Base Ring Ware, Late Bronze Age female figurine. Like the earlier plank figures they are found equally both in tombs and the rubbish and floor-fill of settlements. These "Pubic Triangle" figures or "Astarte" figures are almost exclusively female and are of two standard types.  This type are called “Flathead” figures (or “Headgear” figures by D Morris), and the others with enormous ears and earrings and bird like faces are “earring” or "birthed" figures.  Both types (but the Earring figures especially) seem to be derived from North Syrian Syro-Hittite figures which themselves derive from Babylonian figures of Ishtar, and are related to the Phoenician Astarte, the fertility goddess whose Greek equivalent was Aphrodite who, like Astarte was supposedly born on Cyprus. However the North Syrian examples are much earlier, so the source can only have been heirlooms or a folk memory. V Karageorghis has suggested the flathead type have also been influenced by Mycenaean images, and it has also been suggested that flathead figures relate to the iconography of the Egyptian god Hathor who was associated with metal-working. These figures are indeed usually found at sites of small scale copper production.  Bull shaped jugs, and hollow bull figurines have also been found in association with these areas.

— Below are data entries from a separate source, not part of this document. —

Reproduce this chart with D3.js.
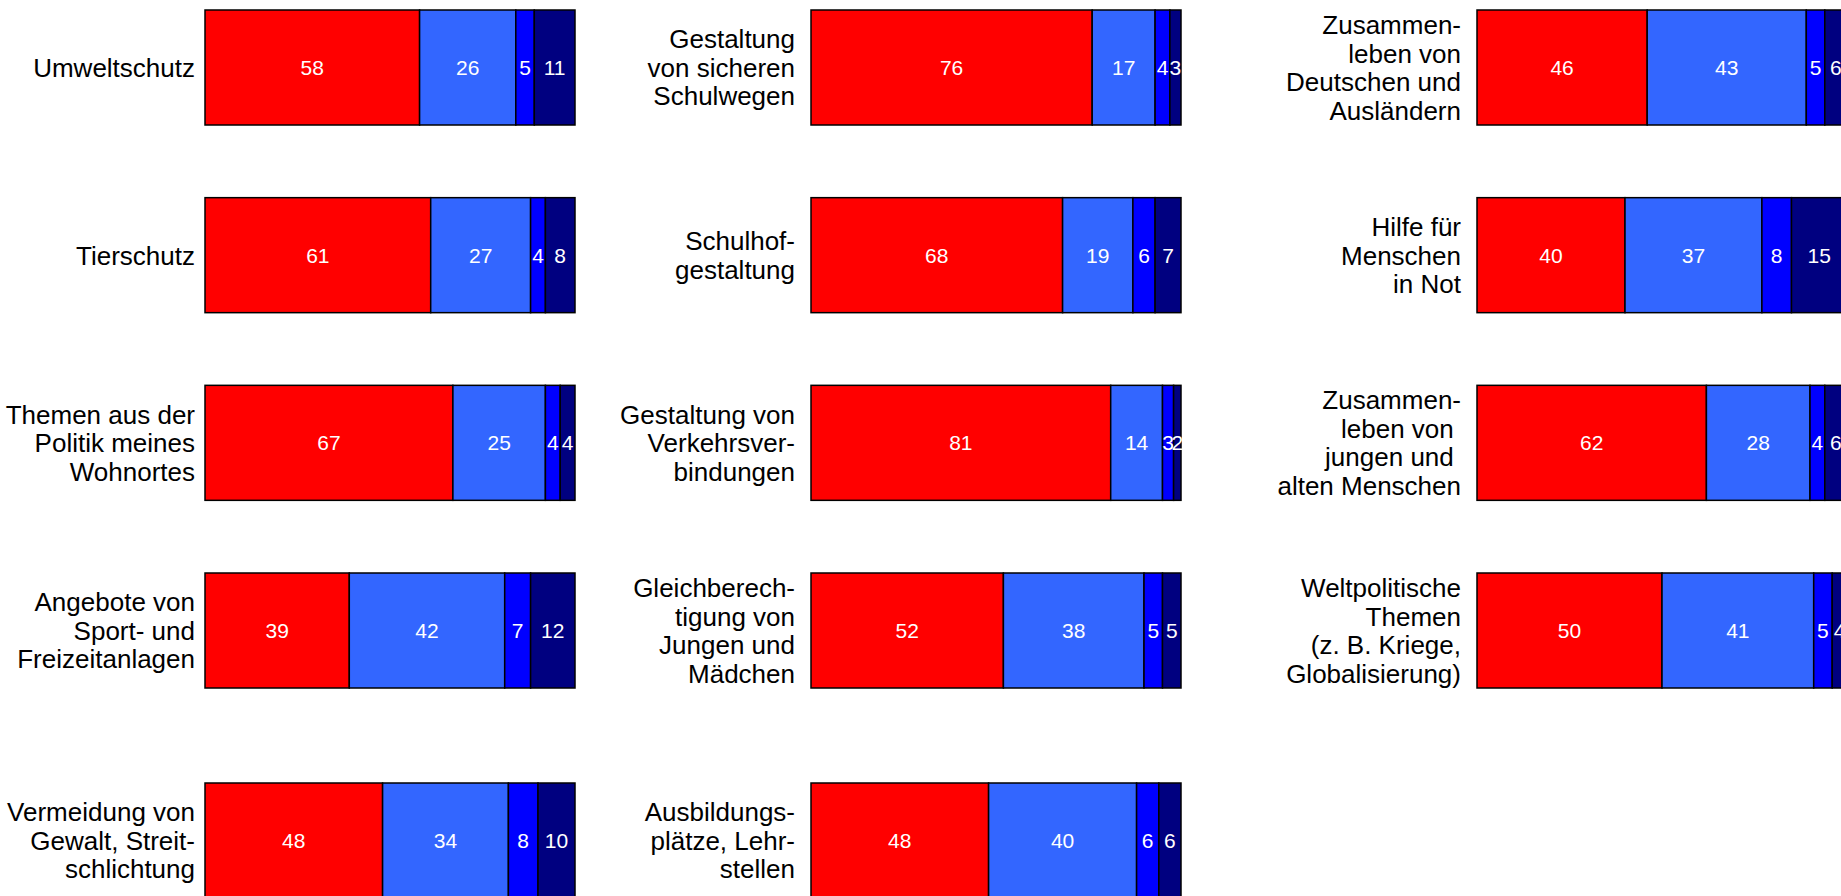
<!DOCTYPE html>
<html lang="de">
<head>
    <meta charset="UTF-8">
    <title>Themen</title>
    <style>
        html, body {
            margin: 0;
            padding: 0;
            background: #fff;
            overflow: hidden;
        }

        text {
            font-family: "Liberation Sans", Arial, sans-serif;
        }

        .topic text {
            font-size: 26px;
            fill: #000;
            white-space: pre;
        }

        .bars rect {
            stroke: #000;
            stroke-width: 1.5px;
        }

        .vals text {
            font-size: 21px;
            fill: #fff;
        }
    </style>
</head>
<body>
<svg id="svg" width="1841" height="896"></svg>
<script src="https://d3js.org/d3.v7.min.js"></script>
<script>
    // topic labels (line breaks as in the original)
    const topics = [
        "Umweltschutz",
        "Tierschutz",
        "Themen aus der\nPolitik meines\nWohnortes",
        "Angebote von\nSport- und\nFreizeitanlagen",
        "Vermeidung von\nGewalt, Streit-\nschlichtung",
        "Gestaltung\nvon sicheren\nSchulwegen",
        "Schulhof-\ngestaltung",
        "Gestaltung von\nVerkehrsver-\nbindungen",
        "Gleichberech-\ntigung von\nJungen und\nMädchen",
        "Ausbildungs-\nplätze, Lehr-\nstellen",
        "Zusammen-\nleben von\nDeutschen und\nAusländern",
        "Hilfe für\nMenschen\nin Not",
        "Zusammen-\nleben von \njungen und \nalten Menschen",
        "Weltpolitische\nThemen\n(z. B. Kriege,\nGlobalisierung)"
    ];

    // percentages, one array per answer category
    const sehrWichtig    = [58, 61, 67, 39, 48, 76, 68, 81, 52, 48, 46, 40, 62, 50];
    const wichtig        = [26, 27, 25, 42, 34, 17, 19, 14, 38, 40, 43, 37, 28, 41];
    const wenigerWichtig = [ 5,  4,  4,  7,  8,  4,  6,  3,  5,  6,  5,  8,  4,  5];
    const unwichtig      = [11,  8,  4, 12, 10,  3,  7,  2,  5,  6,  6, 15,  6,  4];

    const seriesColors = ["#ff0000", "#3366ff", "#0000ff", "#000080"];

    const svg = d3.select("svg");

    const perColumn = 5;
    const barH = 115;

    // panel placement (columns / rows of the grid)
    const colX = d3.scaleLinear().domain([0, 1, 2]).range([205, 811, 1477]);
    const rowY = d3.scaleLinear().domain([0, 3, 4]).range([10, 573, 783]);

    const x = d3.scaleLinear().domain([0, 100]).range([0, 370]);

    const rows = topics.map(function(t, i) {
        const vals = [sehrWichtig[i], wichtig[i], wenigerWichtig[i], unwichtig[i]];
        let acc = 0;
        const segs = vals.map(function(v, k) {
            const s = { start: acc, value: v, k: k };
            acc += v;
            return s;
        });
        return { label: t, segs: segs, col: Math.floor(i / perColumn), row: i % perColumn };
    });

    const panel = svg.selectAll("g.panel")
        .data(rows)
        .enter().append("g")
        .attr("class", "panel")
        .attr("transform", function(d) {
            return "translate(" + colX(d.col) + "," + rowY(d.row) + ")";
        });

    // labels left of the bar
    const topic = panel.append("g").attr("class", "topic");
    topic.each(function(d) {
        const lines = d.label.split("\n");
        const lh = 28.5;
        const lx = d.col === 0 ? -10 : -16;
        const t = d3.select(this).append("text")
            .attr("text-anchor", "end")
            .attr("x", lx);
        t.selectAll("tspan")
            .data(lines)
            .enter().append("tspan")
            .attr("x", lx)
            .attr("y", function(l, i) { return barH / 2 + (i - (lines.length - 1) / 2) * lh; })
            .attr("dy", "0.36em")
            .text(function(l) { return l; });
    });

    panel.append("g").attr("class", "bars")
        .selectAll("rect")
        .data(function(d) { return d.segs; })
        .enter().append("rect")
        .attr("x", function(s) { return x(s.start); })
        .attr("y", 0)
        .attr("width", function(s) { return x(s.value); })
        .attr("height", barH)
        .attr("fill", function(s) { return seriesColors[s.k]; });

    panel.append("g").attr("class", "vals")
        .selectAll("text")
        .data(function(d) { return d.segs; })
        .enter().append("text")
        .attr("text-anchor", "middle")
        .attr("x", function(s) { return x(s.start + s.value / 2); })
        .attr("y", barH / 2)
        .attr("dy", "0.36em")
        .text(function(s) { return s.value; });
</script>
</body>
</html>
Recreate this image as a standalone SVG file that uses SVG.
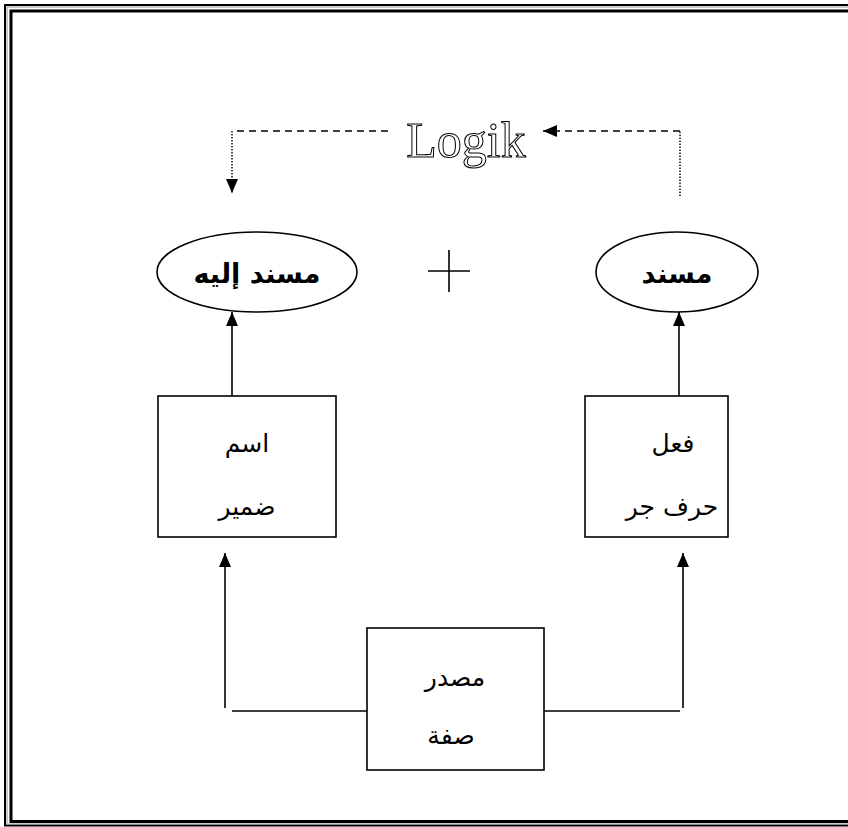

 The two types remained discrete and unchanged for 300 years and about 110 examples are known of each, along with over 400 bull vessels and figurines, the other main types of figurine. Although there are often more than one human figurine in a tomb (possibly because of multiple burials) there are almost never both types found together.  There seems to be an allegiance to one or the other. The bulls, however are found equally in both. Both Type of naked female figure have, until recently, always been identified as fertility goddesses,  or at any rate fertility figures, and this certainly fits the way they look, with heavy emphasis on the pubic triangle (as it never did the Earlier plank figures).

In contrast to plank figures the femaleness is very explicit, especially in the very wide hips of the earring type, and the pubic triangle is always emphasised with an incised double outline and hatched (or sometimes zig-zag) in-fill. They are sometimes seen as Fertility figures and sometimes as a female companion for the deceased, standing in for his wife.  The pose is thought to be one of worship, but many of the Earring figures and a few of this type are depicted with babies in their arms. It is suggested that these figures lay on their backs by the body of the deceased (the pointed feet would not be conducive to it standing up, and the most protruding points of the back - back of the head, buttocks, heels etc - are in a straight line as though intended for a flat surface).  The back is fairly plain and was roughly shaped by shaving the clay (like the bull above). A few of the figures of this type are depicted as leaning back, sitting on stools. The male figure is normally only present in these tombs as male animals with horns, principally bulls.                                                                                                                                      The designation as Base Ring ware refers to the use of the same very fine grained clay used in Base Ring ware pots. The figure is hollow and the emphasized navel presumably functioned as a vent hole during firing. However it is hard to resist the feeling that the navel's original link to the mother is relevant and that this dark hole into an unseen interior is somehow symbolic. The figures are not coloured all over with paint or slip like other base ring wares, but left pale buff, more akin to flesh colour.  There are one black and 2 red painted choker-like ring of paint around the neck as well as a painted pubic triangle. The top of the head above the ears is, as usual, painted black. Most likely this is hair as a curl also continues down in front of the left ear, reminiscent of depictions of Hathor in Egyptian art. However the flat top has also been seen (for example by Desmond Morris) as a cap pushing down the ears. In trying to explain the ears another way it has been pointed out that they are identical to the depiction of ears on bulls, the animal chiefly depicted in tombs and temples.  Could this have been deliberate?  The eyes of both are also depicted identically.                                                        

There is some surface wear and chipping, especially on thighs and head and some minimal encrustation. The figure has been broken, and expertly repaired, across the neck, hips, and above the ankles. There may be some restoration around the feet.   

Size: 20cm H

(Ex American Private collection Tennessee USA 1970s 80s (with letter from deceased collector's daughter). He particularly collected such "idols" or fertility figures.)